Fall 2004


A Letter From the President

Dear graduates and friends of Rose Hulman,

Francois Jacob, the French physiologist who won the 1965 Nobel Prize in medicine, claimed that “Without expectations, there is no future, only an endless present”.  Jacob believed that expectation  --  an appreciation of  future potential and possibility – is the fundamental quality that defines us as human beings.   As we begin our conversation about Rose-Hulman’s future, we hope to engage your sense of potential and possibility.  In the months ahead, I look forward to sharing your expectations as part of  “Vision 2015: A Conversation About Rose-Hulman’s Future.”   

We have a lot to talk about!  Our institute has never had a brighter future, because the demand for well-educated bachelor’s-level engineers and scientists will accelerate in the decades ahead.  As you develop your expectations about Rose-Hulman’s future, please take some time to reflect on four important and rapidly-changing aspects of our environment.

  • Evolving higher education in Indiana.   Fiscal constraints have forced a rethinking of how our state’s higher education resources are focused and financed. In the years ahead, we can expect that Purdue and Indiana University will evolve toward a more research-oriented mission, with less access for marginally-qualified undergraduates.  As Purdue implements this strategy, the Purdue faculty will be better equipped to  recruit and retain top engineering and science students – exactly the students most interesting to Rose-Hulman. We need to think carefully about how we will adapt to a Purdue engineering program increasingly focused on outstanding students, and  offered at much lower cost than a Rose-Hulman education.
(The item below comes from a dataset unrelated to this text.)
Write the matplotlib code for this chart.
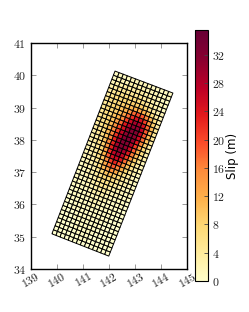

  • Increasing capabilities in overseas engineering colleges. When we convened Commission on the Future in 1991, there was no question that US undergraduate engineering and science education was without peer. As we begin thinking about Rose-Hulman Vision 2015, shifts in the global education base have become apparent.  Intel’s founder Andy Grove recently said that “Any engineering, scientific or management task that can be performed in the US can now be performed in Asia.”  Recent visitors to our campus from Korea and India confirm by their personal example the commitment and quality of engineering educators in Asia. How will our future reflect this changing reality, in the relationships that our Institute builds and the experiences that we provide for our students ?

  • Shifting student demographics.   By 2015 we can expect that the high school students we attract as Rose-Hulman freshmen will be drawn from a very different population.  The class that will enter in 2015 is already in elementary school.  When these young people graduate from high school, nearly 10% of the Indiana graduates will be Hispanic (where fewer than 2% are today).  What will this mean for Rose-Hulman ?
    We will also be seeing relatively fewer Midwest high school prospects in 2015.  In the next ten years, the population of high school graduates in the Southern states will increase almost 20% and in the Western states by more than 15%.  But the Midwest high school graduate population will rise by less than 3%.  More of our prospective students will be farther from Terre Haute than they are today. How will we attract them ?
    Perhaps most important, nearly half the nation’s high school graduates entering college in 2015 will come from families whose total annual income is less than the annual cost of sending one student to Rose-Hulman.  How will be certain that the students best able to benefit from a Rose-Hulman education will receive one?

  • Interdisciplinary knowledge.  Among the most striking shifts in the world of engineering practice is the demand for engineers at every level to work productively in multidisciplinary and multicultural environments.  Today, Rose-Hulman graduates are already at work in consumer products companies designing packaging using computational fluid dynamics modeling borrowed from nuclear weapons simulators. Other graduates are engineers in food processing equipment companies building complex machines driven by robots using machine vision and sophisticated software.  The days of the single specialty are gone; our most successful future graduates will be able to range productively across disciplines and cultures, adding value to the efforts of more narrowly-focused professionals.  These graduates will need continuing development throughout their professional lifetimes to remain leaders in their organizations. How will we prepare our graduates of 2015 for careers that will extend past mid-century ?

Our conversation about the future of Rose-Hulman will surely be a rich and varied one, and I look forward to the insights and new opportunities that will emerge as we share our expectations.  Francois Jacob did his Nobel prize-winning work at the Pasteur Institute, which was founded 80 years earlier to solve the problem of rabies. His insights on bacterial genetics could not have been imagined by the scientists who founded his institute.  Let’s see what future potentials and possibilities develop from our conversation in the months and years ahead!